On 17th October 2013, the Italian Competition Authority (“ICA”) found that the activities of the Brescia Bar Association (“BBA”) did not fall foul of Article 101 TFEU for sanctioning the business conduct of two lawyers.
The decision stemmed from the complaint filed by two Italian lawyers who had been sanctioned by the BBA for violating the professional Code of Conduct. In particular, the BBA prohibited the two Italian lawyers from using advertisements such as “Legal Aid for All” and “First Legal Consultancy is Free” in the windows of their law firms. These actions were held under Section 19 of the Code of Conduct for bringing the legal profession into disrepute.

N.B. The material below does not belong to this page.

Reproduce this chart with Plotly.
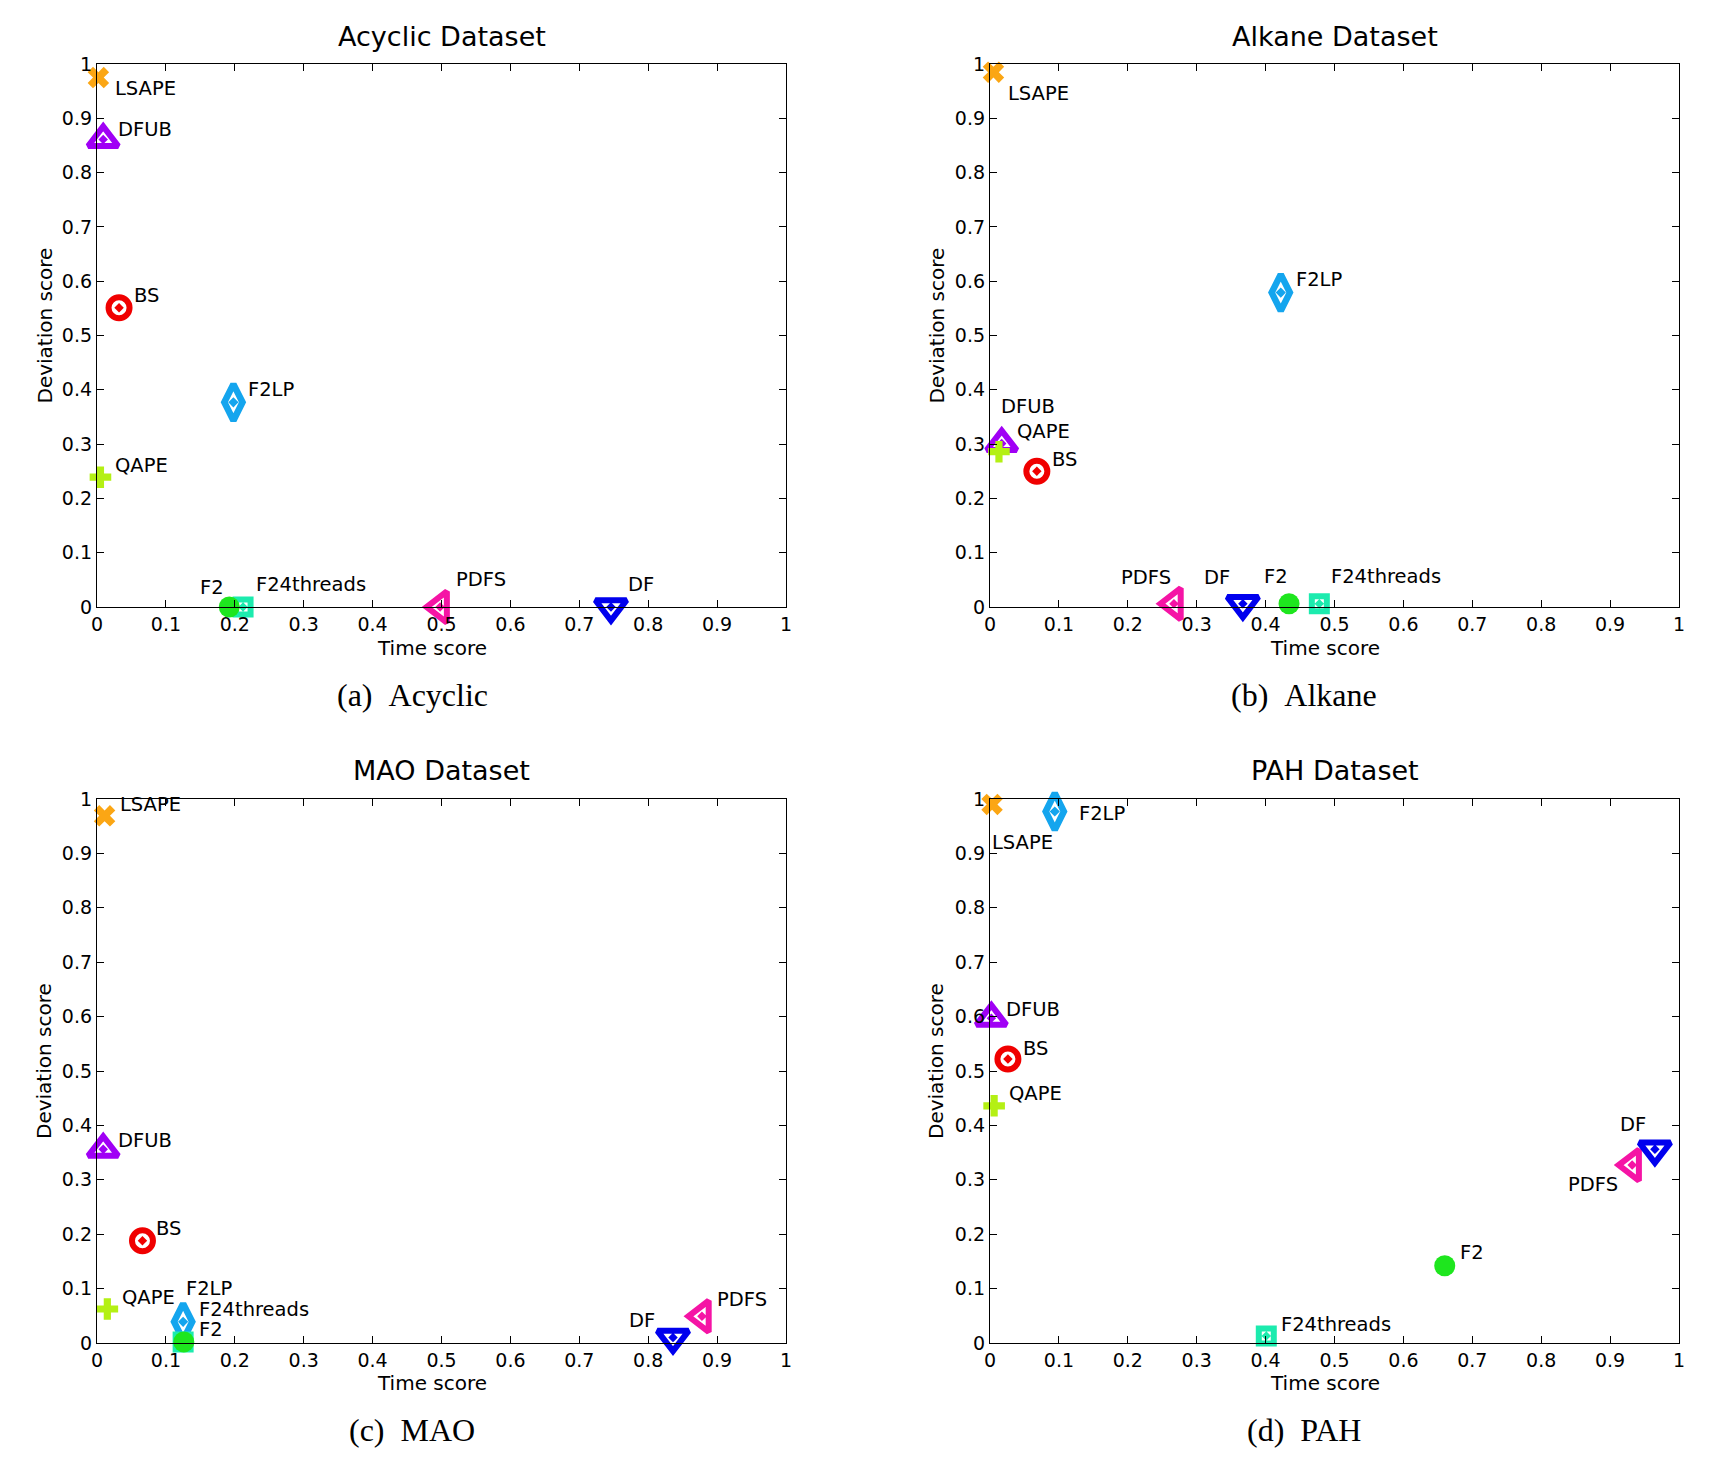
import plotly.graph_objects as go

# ---------------- data ----------------
methods = ["LSAPE", "DFUB", "BS", "F2LP", "QAPE", "F24threads", "F2", "PDFS", "DF"]

acyclic_time = [0.002, 0.009, 0.032, 0.198, 0.005, 0.212, 0.192, 0.498, 0.746]
acyclic_dev = [0.975, 0.861, 0.551, 0.377, 0.239, 0.0, 0.0, 0.0, 0.0]

alkane_time = [0.005, 0.017, 0.068, 0.422, 0.013, 0.478, 0.434, 0.267, 0.367]
alkane_dev = [0.985, 0.301, 0.250, 0.579, 0.286, 0.006, 0.006, 0.006, 0.006]

mao_time = [0.011, 0.009, 0.066, 0.125, 0.015, 0.125, 0.126, 0.878, 0.836]
mao_dev = [0.969, 0.356, 0.188, 0.039, 0.0625, 0.002, 0.002, 0.049, 0.010]

pah_time = [0.003, 0.002, 0.026, 0.094, 0.006, 0.401, 0.660, 0.932, 0.965]
pah_dev = [0.990, 0.597, 0.522, 0.977, 0.436, 0.013, 0.142, 0.327, 0.356]

panel_titles = ["Acyclic Dataset", "Alkane Dataset", "MAO Dataset", "PAH Dataset"]
captions = ["(a)\u00a0\u00a0Acyclic", "(b)\u00a0\u00a0Alkane", "(c)\u00a0\u00a0MAO", "(d)\u00a0\u00a0PAH"]
x_title = "Time score"
y_title = "Deviation score"
tick_vals = [0, 0.1, 0.2, 0.3, 0.4, 0.5, 0.6, 0.7, 0.8, 0.9, 1]
tick_text = ["0", "0.1", "0.2", "0.3", "0.4", "0.5", "0.6", "0.7", "0.8", "0.9", "1"]

datasets = [
    (acyclic_time, acyclic_dev),
    (alkane_time, alkane_dev),
    (mao_time, mao_dev),
    (pah_time, pah_dev),
]

# ---------------- styles ----------------
marker_style = {
    "LSAPE": dict(symbol="x", color="#FBA614", size=19, lw=0),
    "DFUB": dict(symbol="triangle-up-open-dot", color="#A000F5", size=26, lw=6),
    "BS": dict(symbol="circle-open-dot", color="#F00000", size=21, lw=6),
    "F2LP": dict(symbol="diamond-tall-open-dot", color="#14A5EE", size=26, lw=6.5),
    "QAPE": dict(symbol="cross", color="#B4F014", size=18, lw=0),
    "F24threads": dict(symbol="square-open-dot", color="#1CEBAE", size=15, lw=6),
    "F2": dict(symbol="circle", color="#1EE61E", size=21, lw=0),
    "PDFS": dict(symbol="triangle-left-open-dot", color="#F514A5", size=27, lw=6),
    "DF": dict(symbol="triangle-down-open-dot", color="#0000EE", size=27, lw=6),
}

# label placement per panel: method -> (xanchor, xshift px, yshift px down-positive)
label_pos = [
    {"LSAPE": ("left", 15, 11), "DFUB": ("left", 13, -10), "BS": ("left", 13, -12),
     "F2LP": ("left", 13, -13), "QAPE": ("left", 13, -12), "F2": ("right", -3, -20),
     "F24threads": ("left", 11, -23), "PDFS": ("left", 14, -28), "DF": ("left", 15, -23)},
    {"LSAPE": ("left", 13, 21), "DFUB": ("left", -3, -37), "BS": ("left", 13, -12),
     "F2LP": ("left", 13, -13), "QAPE": ("left", 16, -20), "F2": ("right", 1, -27),
     "F24threads": ("left", 10, -27), "PDFS": ("right", -1, -26), "DF": ("right", -11, -26)},
    {"LSAPE": ("left", 13, -11), "DFUB": ("left", 13, -9), "BS": ("left", 12, -12),
     "F2LP": ("left", 1, -33), "QAPE": ("left", 13, -12), "F2": ("left", 13, -12),
     "F24threads": ("left", 14, -32), "PDFS": ("left", 13, -17), "DF": ("right", -16, -17)},
    {"LSAPE": ("left", -2, 38), "DFUB": ("left", 13, -9), "BS": ("left", 13, -11),
     "F2LP": ("left", 22, 2), "QAPE": ("left", 13, -12), "F2": ("left", 13, -13),
     "F24threads": ("left", 13, -11), "PDFS": ("right", -12, 19), "DF": ("right", -7, -25)},
]

W, H = 1710, 1477
x_domains = [(97, 786), (990, 1679)]
y_domains = [(64, 607), (799, 1343)]
caption_x = [412, 1304]
caption_y = [695, 1430]
title_y = [36, 770]
xtitle_y = [648, 1383]
ytitle_x = [44, 936]

FONT = "DejaVu Sans"

fig = go.Figure()
annotations = []
layout_axes = {}


def paper(px, py):
    return px / W, 1 - py / H


for p, (tx, dv) in enumerate(datasets):
    col = p % 2
    row = p // 2
    idx = "" if p == 0 else str(p + 1)
    xa = "x" + idx
    ya = "y" + idx
    x0, x1 = x_domains[col]
    y0, y1 = y_domains[row]
    xdom = [x0 / W, x1 / W]
    ydom = [1 - y1 / H, 1 - y0 / H]

    common = dict(
        range=[0, 1], showgrid=False, zeroline=False, showline=True,
        linecolor="black", linewidth=1.3, mirror="ticks", ticks="inside",
        ticklen=7, tickwidth=1, tickcolor="black",
        tickvals=tick_vals, ticktext=tick_text,
        tickfont=dict(family=FONT, size=19, color="black"),
        fixedrange=True, automargin=False,
    )
    layout_axes["xaxis" + idx] = dict(common, domain=xdom, anchor=ya)
    layout_axes["yaxis" + idx] = dict(common, domain=ydom, anchor=xa)

    for m, xv, yv in zip(methods, tx, dv):
        st = marker_style[m]
        fig.add_trace(go.Scatter(
            x=[xv], y=[yv], mode="markers", name=m, xaxis=xa, yaxis=ya,
            cliponaxis=False, showlegend=False,
            marker=dict(symbol=st["symbol"], color=st["color"], size=st["size"],
                        line=dict(color=st["color"], width=st["lw"])),
        ))
        anc, dx, dy = label_pos[p][m]
        annotations.append(dict(
            x=xv, y=yv, xref=xa, yref=ya, text=m, showarrow=False,
            xanchor=anc, yanchor="middle", xshift=dx, yshift=-dy,
            font=dict(family=FONT, size=19.5, color="black"),
        ))

    # axis titles
    ax_, ay_ = paper((x0 + x1) / 2 - 10, xtitle_y[row])
    annotations.append(dict(
        x=ax_, y=ay_, xref="paper", yref="paper", text=x_title, showarrow=False,
        xanchor="center", yanchor="middle",
        font=dict(family=FONT, size=20, color="black"),
    ))
    bx_, by_ = paper(ytitle_x[col], (y0 + y1) / 2 - 10)
    annotations.append(dict(
        x=bx_, y=by_, xref="paper", yref="paper", text=y_title, showarrow=False,
        xanchor="center", yanchor="middle", textangle=-90,
        font=dict(family=FONT, size=20, color="black"),
    ))
    # panel title
    tx_, ty_ = paper((x0 + x1) / 2, title_y[row])
    annotations.append(dict(
        x=tx_, y=ty_, xref="paper", yref="paper",
        text=panel_titles[p], showarrow=False, xanchor="center", yanchor="middle",
        font=dict(family=FONT, size=27, color="black"),
    ))
    # caption
    cx_, cy_ = paper(caption_x[col], caption_y[row])
    annotations.append(dict(
        x=cx_, y=cy_, xref="paper", yref="paper",
        text=captions[p], showarrow=False, xanchor="center", yanchor="middle",
        font=dict(family="Liberation Serif", size=32, color="black"),
    ))

fig.update_layout(
    template="none",
    width=W, height=H,
    margin=dict(l=0, r=0, t=0, b=0, pad=0),
    paper_bgcolor="white", plot_bgcolor="white",
    showlegend=False,
    annotations=annotations,
    **layout_axes,
)

fig.write_html("out.html", config={"displayModeBar": False})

The sanctioned lawyers challenged this decision before the ICA alleging that the decision of the BBA should be considered an anti-competitive agreement by an association of undertakings since it was only aimed at impeding free competition on the market of legal services.
The ICA denied the anticompetitive nature of the sanctions imposed by the BBA as the latter did not limit either the possibility of the lawyers setting the level of their fees for their legal services or the restricting their ability to advertise their own business.
The ICA pointed out that the BBA sanctioned only some related aspects of the way in which the two lawyers had advertised their business and that such aspects were not able to cause a decisive influence on the independent economic behavior of the two lawyers concerned and, in general, of any lawyers since it only related to sanctions under the BBA Code of Conduct.
This is a strange and unduly narrow decision which appears to be out of step with the reality of a highly competitive market for legal services and the fact that lawyers need to advertise effectively with messages to attract consumers and bring in business. The sanctions imposed by the Italian Bar Associations of Brescia are surprising. They are all the more surprising at a time when the Italian legal profession should be modernising. What is also novel in this case is that the lawyers in question have resorted to a competition defence to attack the sanctions imposed against them under a code of conduct.